I mean, c'mon. We're all surrounded by one of the things we
love most in the world. Why be snooty about it?
And any time I've stumbled into a comics conversation just
out and about, I've been welcomed in with open arms. As I said when I started
this post, I guess I've just been incredibly lucky in the comics fans I've
bumped into, because I love bumping into comics fans. Always have a good time,
there.
And then I remembered that little bit of hesitation from the
kid at Vintage Stock. I mean, they sell comics there, and those stores are part
of a pretty small set of brick-and-mortar places in this area where you can
actually go in and buy comics, so I guess it's pretty generally accepted that
the people behind the counter know comics. I even assumed as much myself when I
asked if he knew some random comic off the top of his head.
It occurred to me that perhaps he'd mentioned wanting to
"get into" comics to someone else and been snarked at for it. Poor
kid. If so, it's really no wonder he wanted to keep talking to someone who was
excited to talk about it and make suggestions.

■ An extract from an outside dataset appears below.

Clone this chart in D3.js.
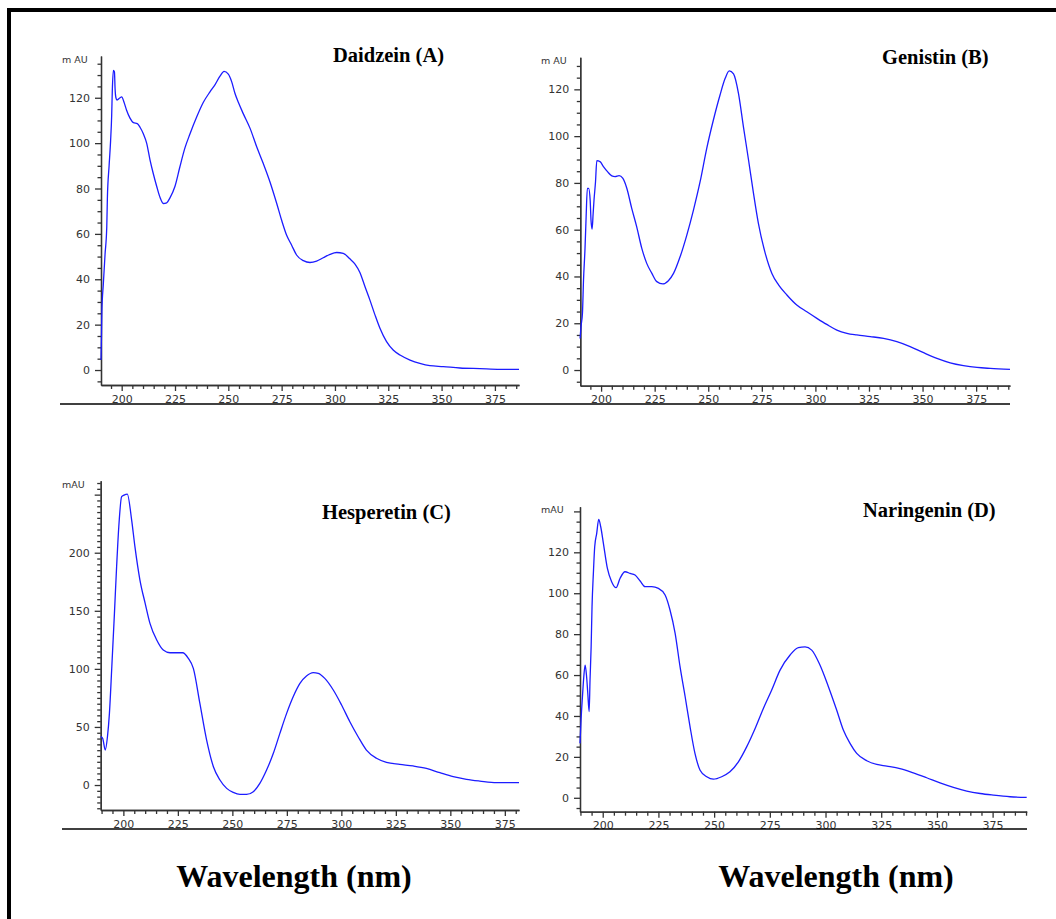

I kinda wish, even now, that I'd
asked what he was interested in and made more personalized suggestions rather
than just saying the first things that popped into my mind (which were, of
course, the ones I like).
But it all started because of a wild goose chase for a
thirty-year-old movie brought to mind by a passing reference to a farm animal's
unusual and catchy name.
Total sitcom day.
Oh, and the movie? Totally held up. Watching it was like coming home. Love it.